Question (1): "One of them is a B. What is the probability that both are Bs?"
Question (2): "The older of them is a B. What is the probability that both are
Bs?"

Now the answer to (1) is 1/3, and to (2) is 1/2.

help.
1/2 is obviously the correct answer TO THE QUESTION THAT *SHOULD* BE ASKED.

This is non-trivial and non-semantic.

A better question (c) could be (?) be "What is the probability that the coin is
fair, given just this result?"

Please try that, as it has direct ches bearing.

>In (d) I simply set the dispersion of a N-trial result equal to 1 and solved
>for N.  This is a ball-park figure, I know, but it was the best I could
>do sitting at the computer screen.  If you have a better result, please
>let me know.

Again, the question's quality should be examined.

Bruce's answer has a lot to recommend it.

>This was obviously more of an exercise in word games than statistics.

Not really.  It was to illustrate that there is such a beast as a "bad question"
in statistics.

>I'm not sure what point you are making

As stated :-)

>except

> the obvious one that these
>questions need to be well defined or we will all talk right past one
>another.

That also - misunderstandings of this sort are endemic.  But the "bad question"
matter is worse.  Hence my post.

>P.S.  Here is an interesting story about physists and mathematicians....

>There was a famous physist (I can't remember his name) who claimed to be
>able to tell a physist from a mathematician by how they answered the
>following question:
>
>  Two brothers live 10 miles apart.  They both leave their houses one day,
>  at the same time, and walk on a straight line towards one another.  Each
>  brother is walking at 4 miles an hour.  One brother has a dog who leaves
>  his house with him.  The dog is running at 8 miles an hour.  When the dog
>  reaches the other brother, he turns around and goes back to his owner.
>  When he reaches his owner, he turns around again towards the other brother.
>  The dog keeps up this back and forth travel between the brothers until they
>  meet.  How far has the dog traveled?
>The fellow found that physists will reply with the correct answer instantly,

viz. 8 = Dog Speed = Man speed relative to other man = 4 + 4, hence dog travels
as much as men did i.e. 10 miles.

>while mathematicians will take several minutes to sum the series before
>giving the correct answer.  He found this to be an excellent descriminator
>between physists and mathematicians.  One day, this famous physist met the
>reknown mathematician, Jon Von Neumann, to whom he posed this question.  Von
>Neuman replied instantly, which surprised the physist.  He asked Von Neumann,
>"But you are a mathematician, I was sure you would sum the series."
>To which, Von Neumann replied, "I did."

Well-known story, not quite confirmed in a recent biography of JvN.

>A physist, mathematician, and engineer are given the challenge of enclosing
>the most area with the shortest length of fence.  The engineer promptly
>forms a circle, stating that it is the most efficient solution.  The physist
>takes the fence and starts making a straight line toward the horizion
>while mumbling something about one infinity being larger than another.
>The mathematician thinks for a moment and then makes a very tight circle of
>fence around himself and states, "I define myself to be in the outside!".

lol!  Never heard that one before... The chess player was too busy hopping
around mimicking knight moves, presumably... ;-)

Here are some others... you will not have heard them before in entirety, as I
have added several persons to each.

An engineer, a chemist, a mathematician, a philosopher and a computer-chess
player are marooned on a desert island
with only a tin of pilchards and no can opener.

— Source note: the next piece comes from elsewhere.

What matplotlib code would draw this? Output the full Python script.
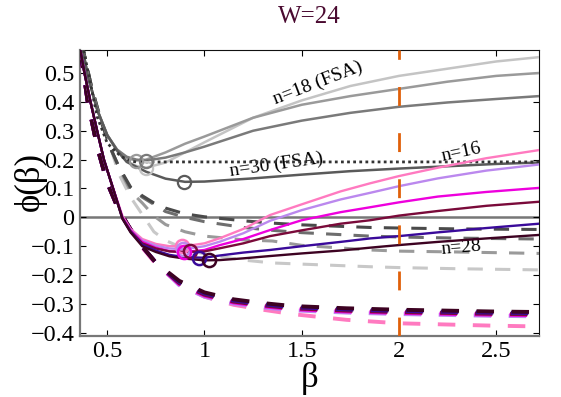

The engineer tries to
make a tin opener out of driftwood and pebble chips, but fails to
break into the tin. The chemist tries to make hydrochloric acid from
seawater, but the acid is too weak to eat through the metal. The
mathematician picks up the tin and stares intently at and then says
"let us assume that the tin is open".  The philosopher smiles and says "Those
were nice pilchards".
The computer chess player wakes up from his reverie at the philosopher's words
and says "May I have the dregs in the can, and the HCl, so I can make a battery
to power my computer as I need to examine the Latvian".

or

Five men share a train compartment.  An Astronomer, a Physicist, a statistician,
a computer-chess-player, a Mathematician and a philosopher in one little room.
Glancing out the window, the Astronomer noticed a flock of sheep grazing and
remarked "ALL sheep are white".  The Physicist quietly viewed the scene and
remarked "SOME of the sheep are white".  Punted the statistician "There is at
least one white sheep and I shall apply Bayes Theorem to deduce the likelihood
that other sheep are white." The mathematician briefly glanced up from his
copy of AMS and asserted that "There is at least one sheep that is white on at
least one side". The philosopher came in with "I can't prove that sensations
have sources, but if some of them do, then I may have a mind and a body; thus I
may exist. Further, if some of the other sensations I am receiving have sources,
I may be in a railroad car. There may be one or more other people in the car.
There may be a window in the car. And outside of such window there may be a
place where one or more things which might be called sheep may exist that are
white if white exists on at least one side of their bodies, if they have bodies.
I need to make a few more assumptions, but it'll all fit on a sheet of A4".
The computer chess player looked up from his Travel Novag, disturbed by all the
conversation, and said "No... a4 fails-low at 6-ply full-width"

;-)

In computer-chess

Kind regards

fca

PS: Yes I can count.  The mathematician was a woman.

;-)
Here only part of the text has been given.